Unless you roll like crap. Every round. For the entire combat.

This isn’t something that was on our radar because Star Wars: Saga Edition doesn’t have this save vs. do nothing problem; Force powers tend to be far more straightforward and immediate, and any round-to-round effects usually require a Use the Force check by the attacker to sustain. Combined with the fact that our heroes don’t fight a lot of Force users (unlike in D&D, where you’re often going up against mundane beasts and supernatural monsters with poison/magic/whatever powers), and the importance of the round-to-round saves simply didn’t occur to us.  It does now.

The other big change, at least from where I was standing, was that there wasn’t a lot of conditional logic scattered around the battlefield. There were a few such powers and buffs in effect, but I wasn’t the only one who tried to minimize them; we’d all tried to keep the rampant conditionals in check.

Did we occasionally forget bonuses? Sure. Did we have a few markers to indicate who was bloodied and who was marked? Yes. But what we didn’t have were a dozen other little chits keeping track of other conditions, and we had few  “interrupt”-style powers that would trigger on other people’s turns. Those were the things that were grinding us down in our initial playtest, and by avoiding them we had a lot more fun.

As a player, I have to admit that the game didn’t feel much like D&D, at least not D&D as I’ve always played it. All of us had printed our character and magic item power cards, and the game was strongly reminiscent of playing Magic: The Gathering and HeroClix. That had been the case on the DM’s side of the screen as well, but there I had my old-familiar statblocks to keep me grounded to D&D. On the player side, my character sheet became a secondary reference, important when I needed to check my inventory, skills and basic attacks, but most of the time my attention was on my “hand” of power cards.

I also felt locked in by my character’s powers. Sure, they were cool and all, but they were also … the same. Unlike Force powers, there’s no chance to do really well with a power check: you either hit, deal damage, and initiate some sort of effect or you miss. If it’s a daily, you might do a little damage if you miss, but it’s still a miss.

Part of this may be my mind set, but I felt like my powers were locking me in to a particular course of action. It doesn’t have to be this way – the DMG includes an improvised weapon/damage/skill DC chart just for such ad hoc actions – but as a player, I usually focused on what was in front of me. That may change as we get more comfortable with our characters, and settle into the game longer term.
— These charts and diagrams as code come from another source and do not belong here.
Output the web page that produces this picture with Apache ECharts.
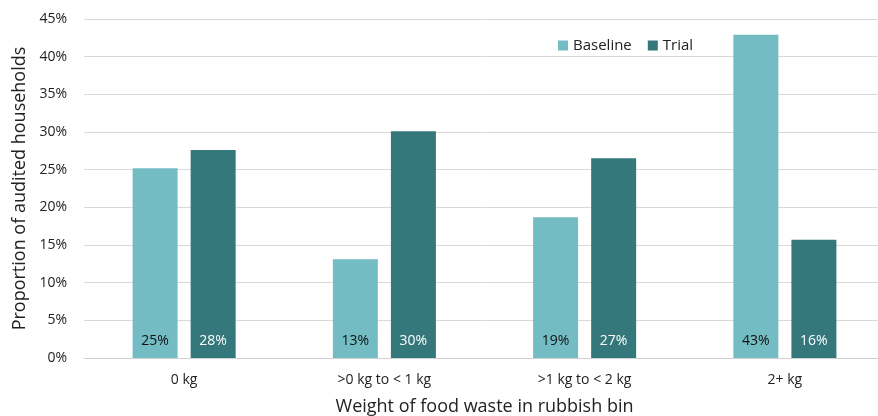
<!DOCTYPE html>
<html>
<head>
<meta charset="utf-8">
<script src="https://cdn.jsdelivr.net/npm/echarts@6/dist/echarts.min.js"></script>
<style>
  html, body { margin: 0; padding: 0; background: #fff; }
  #chart { width: 878px; height: 416px; }
</style>
</head>
<body>
<div id="chart"></div>
<script>
// Food waste audit: share of households by weight of food waste in the bin
const categories = ['0 kg', '>0 kg to < 1 kg', '>1 kg to < 2 kg', '2+ kg'];
const baseline = [25.2, 13.1, 18.7, 42.9];
const trial = [27.6, 30.1, 26.5, 15.7];
const yTicks = [0, 5, 10, 15, 20, 25, 30, 35, 40, 45];

const FONT = 'Open Sans, Noto Sans, sans-serif';
const chart = echarts.init(document.getElementById('chart'), null, { renderer: 'canvas' });

chart.setOption({
  animation: false,
  textStyle: { fontFamily: FONT },
  legend: {
    top: 33,
    left: 553,
    itemWidth: 10,
    itemHeight: 10,
    itemGap: 16,
    icon: 'rect',
    textStyle: { fontSize: 15, color: '#222', fontFamily: FONT },
    data: ['Baseline', 'Trial']
  },
  grid: { left: 84, top: 19, width: 801, height: 339, outerBoundsMode: 'none', containLabel: false },
  xAxis: {
    type: 'category',
    data: categories,
    name: 'Weight of food waste in rubbish bin',
    nameLocation: 'middle',
    nameGap: 40,
    nameTextStyle: { fontSize: 18, color: '#222', fontFamily: FONT },
    axisLine: { lineStyle: { color: '#d0d0d0', width: 1 } },
    axisTick: { show: false },
    axisLabel: { fontSize: 14, color: '#222', margin: 15, fontFamily: FONT }
  },
  yAxis: {
    type: 'value',
    min: yTicks[0],
    max: yTicks[yTicks.length - 1],
    interval: 5,
    name: 'Proportion of audited households',
    nameLocation: 'middle',
    nameGap: 49,
    nameTextStyle: { fontSize: 18, color: '#222', fontFamily: FONT },
    axisLine: { show: false },
    axisTick: { show: false },
    axisLabel: { fontSize: 14, color: '#222', margin: 17, formatter: v => v + '%', fontFamily: FONT },
    splitLine: { lineStyle: { color: '#d9d9d9', width: 1 } }
  },
  series: [
    {
      name: 'Baseline',
      type: 'bar',
      data: baseline,
      barWidth: 45,
      barGap: '29%',
      itemStyle: { color: '#73BCC3' },
      label: {
        show: true,
        position: 'insideBottom',
        distance: 10,
        color: '#111',
        fontSize: 14,
        fontFamily: FONT,
        formatter: p => Math.round(p.value) + '%'
      }
    },
    {
      name: 'Trial',
      type: 'bar',
      data: trial,
      barWidth: 45,
      itemStyle: { color: '#35787B' },
      label: {
        show: true,
        position: 'insideBottom',
        distance: 10,
        color: '#fff',
        fontSize: 14,
        fontFamily: FONT,
        formatter: p => Math.round(p.value) + '%'
      }
    }
  ]
});
</script>
</body>
</html>
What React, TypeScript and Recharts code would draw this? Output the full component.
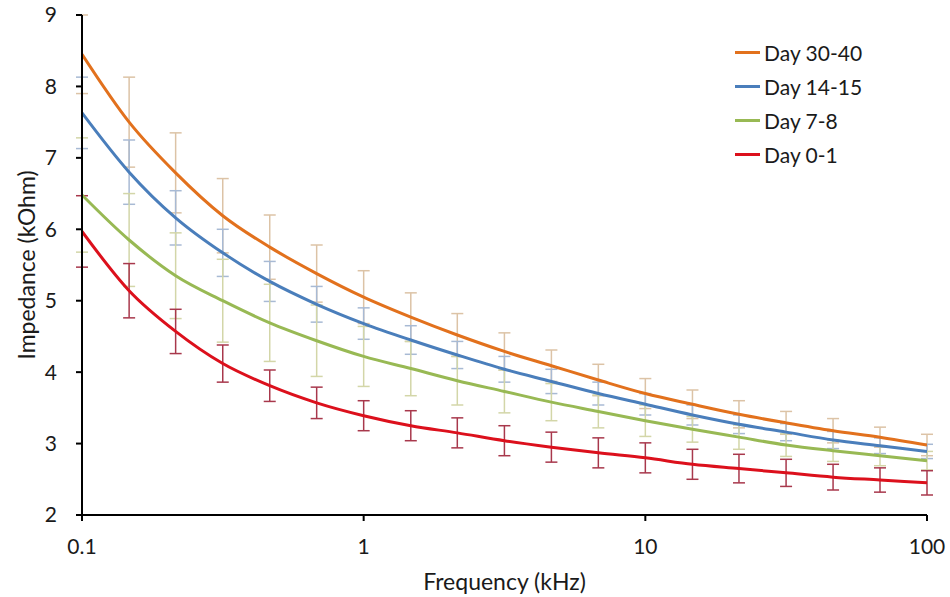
import React from 'react';
import { LineChart, Line, XAxis, YAxis, ErrorBar } from 'recharts';

const frequencies = [0.1, 0.147, 0.215, 0.316, 0.464, 0.681, 1, 1.47, 2.15, 3.16, 4.64, 6.81, 10, 14.7, 21.5, 31.6, 46.4, 68.1, 100];

const day30_40 = [8.45, 7.5, 6.79, 6.19, 5.75, 5.38, 5.05, 4.77, 4.52, 4.29, 4.09, 3.89, 3.7, 3.55, 3.41, 3.29, 3.18, 3.09, 2.98];
const day14_15 = [7.63, 6.8, 6.16, 5.67, 5.27, 4.95, 4.68, 4.45, 4.24, 4.04, 3.87, 3.7, 3.55, 3.4, 3.27, 3.16, 3.05, 2.97, 2.89];
const day7_8 = [6.48, 5.85, 5.35, 5.0, 4.69, 4.44, 4.22, 4.05, 3.88, 3.73, 3.58, 3.45, 3.32, 3.2, 3.09, 2.98, 2.9, 2.83, 2.76];
const day0_1 = [5.97, 5.14, 4.57, 4.12, 3.81, 3.57, 3.39, 3.25, 3.15, 3.04, 2.95, 2.87, 2.8, 2.71, 2.65, 2.59, 2.53, 2.49, 2.45];

const err30_40 = [0.55, 0.63, 0.56, 0.52, 0.45, 0.4, 0.37, 0.34, 0.3, 0.26, 0.22, 0.22, 0.21, 0.2, 0.19, 0.16, 0.17, 0.14, 0.15];
const err14_15 = [0.5, 0.45, 0.38, 0.33, 0.28, 0.25, 0.22, 0.2, 0.19, 0.18, 0.17, 0.16, 0.15, 0.14, 0.13, 0.12, 0.12, 0.11, 0.1];
const err7_8 = [0.8, 0.65, 0.6, 0.58, 0.54, 0.5, 0.42, 0.38, 0.34, 0.3, 0.26, 0.23, 0.22, 0.18, 0.17, 0.16, 0.15, 0.14, 0.13];
const err0_1 = [0.5, 0.38, 0.31, 0.26, 0.22, 0.22, 0.21, 0.21, 0.21, 0.21, 0.21, 0.21, 0.21, 0.21, 0.2, 0.19, 0.18, 0.17, 0.17];

const xTicks = [0.1, 1, 10, 100];
const yTicks = [2, 3, 4, 5, 6, 7, 8, 9];

const series = [
  { key: 'd30', err: 'e30', name: 'Day 30-40', color: '#E2711D', errColor: '#DCC3A6' },
  { key: 'd14', err: 'e14', name: 'Day 14-15', color: '#4A7EBB', errColor: '#A8BAD4' },
  { key: 'd7', err: 'e7', name: 'Day 7-8', color: '#98B954', errColor: '#D3D6A8' },
  { key: 'd0', err: 'e0', name: 'Day 0-1', color: '#DC101C', errColor: '#A8384C' },
];

const data = frequencies.map((f, i) => ({
  f,
  d30: day30_40[i], e30: err30_40[i],
  d14: day14_15[i], e14: err14_15[i],
  d7: day7_8[i], e7: err7_8[i],
  d0: day0_1[i], e0: err0_1[i],
}));

const FONT = 'Lato, "Open Sans", sans-serif';
const TEXT = '#1a1a1a';

export default function App() {
  return (
    <div style={{ position: 'absolute', left: 0, top: 0, width: 950, height: 597, background: '#fff' }}>
      <LineChart width={950} height={597} data={data} margin={{ top: 15, right: 23, bottom: 0, left: 0 }}>
        <XAxis
          dataKey="f"
          type="number"
          scale="log"
          domain={[0.1, 100]}
          allowDataOverflow
          ticks={xTicks}
          tickFormatter={(v: number) => String(v)}
          height={82}
          tickSize={6}
          tickMargin={18}
          stroke="#000"
          strokeWidth={2}
          tick={{ fill: TEXT, fontSize: 21, fontFamily: FONT }}
          label={{ value: 'Frequency (kHz)', position: 'insideBottom', offset: 7, style: { fill: TEXT, fontSize: 23, fontFamily: FONT } }}
        />
        <YAxis
          type="number"
          domain={[2, 9]}
          ticks={yTicks}
          width={82}
          tickSize={6}
          tickMargin={19}
          stroke="#000"
          strokeWidth={2}
          tick={{ fill: TEXT, fontSize: 21, fontFamily: FONT }}
          label={{ value: 'Impedance (kOhm)', angle: -90, position: 'insideLeft', offset: 27, style: { textAnchor: 'middle', fill: TEXT, fontSize: 23, fontFamily: FONT } }}
        />
        {series.map((s) => (
          <Line
            key={'eb-' + s.key}
            dataKey={s.key}
            stroke="none"
            dot={false}
            activeDot={false}
            isAnimationActive={false}
            legendType="none"
          >
            <ErrorBar dataKey={s.err} direction="y" width={6} stroke={s.errColor} strokeWidth={1.5} />
          </Line>
        ))}
        {series.map((s) => (
          <Line
            key={s.key}
            type="monotone"
            dataKey={s.key}
            name={s.name}
            stroke={s.color}
            strokeWidth={3}
            dot={false}
            activeDot={false}
            isAnimationActive={false}
          />
        ))}
      </LineChart>
      <div style={{ position: 'absolute', left: 735, top: 35, fontFamily: FONT, fontSize: 21, color: TEXT }}>
        {series.map((s) => (
          <div key={s.key} style={{ display: 'flex', alignItems: 'center', height: 34 }}>
            <div style={{ width: 25, height: 3, background: s.color, marginRight: 4 }} />
            <span>{s.name}</span>
          </div>
        ))}
      </div>
    </div>
  );
}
I think basic attacks are under-used – I’d really like to see Wizard grow the game in that regarding, bringing in some new non-power related feats from Saga Edition like Double Attack, Triple Attack, Rapid Strike (take a penalty to your attack to do an extra die of damage) and Running Attack (make a move before and after your attack). In short, give me some more combat options that aren’t directly tied to my powers.

I was surprised at how good Quilleron’s defenses were in relation to the party’s designated fighter/tank.  My armor class was as good as the fighter’s, which didn’t seem quite right given that my guy was wearing cloth, and the tank had heavy armor. Of course, I did burn a feat to provide a faith-inspired bonus to my AC, but still, it seemed like the tank should have been harder to hit.

It’s time to kickass and chew bubblegum

None of this is to say I didn’t have fun with D&D 4E. While it may not have felt like the D&D I’ve known and loved, it was still an enjoyable game. D&D 4E scratches a certain tactical miniatures itch, and it was a blast to be able to throw my vengeful character into battle after battle. My powers need a little tweaking, and I’d like the aforementioned feat options, but I had a lot of fun with Quilleron.  One of my chief concerns with 4E has been role-playing during combat – in my opinion it’s all too easy in 4E to fall back into the mechanics of the combat – but Quilleron’s single minded focus on revenge, combined with his gravelly voice and penchant for one-liners helped me keep my head in the scene.

Also helpful was the D&D Character Builder, which is best computer app that Wizards has ever created. Admittedly, the bar was set ridiculously low, but this app worked beautifully (albeit under Windows; it doesn’t work on the Mac).  Building my character was largely painless, though the app did threaten to overwhelm me with data by giving my options from every book published by default (I had to deselect it down to the two PHBs, the DMGs and Adventurers Vaults).  I liked the pre-calculated, printable power cards, and I think the program played a huge part in how well our game ran (as several of us had used the app).  It was well worth a $9.99 one-month charge to build my character.

I am concerned about the future of D&D books though, or at least the powers-based ones. The character builder is so complete that it transforms books like PHB and Arcane Power into little more than out of date print indexes, useful for browsing powers when you’re offline, but inferior to the on-demand updates of the D&D Character Builder.

As someone who really likes books, I can see how D&D Character Builder could undercut the print product in a way that its Star Wars counter part (if there was one) never would; the Star Wars books have a lot more fluff and background content than your average PHB.

Has this latest foray into D&D 4th Edition changed my opinion of the game? Not really. The game’s strengths and weaknesses remain the same, regardless of what side of the screen you’re on. I like it for exactly what we’re using it for: occasionally monster-focused hack’n’slashes in which we get to beat up giants and save the world. It’s not my choice for a weekly game – Star Wars: Saga Edition or Savage Worlds are my first picks there – but it works well as a secondary game for my group.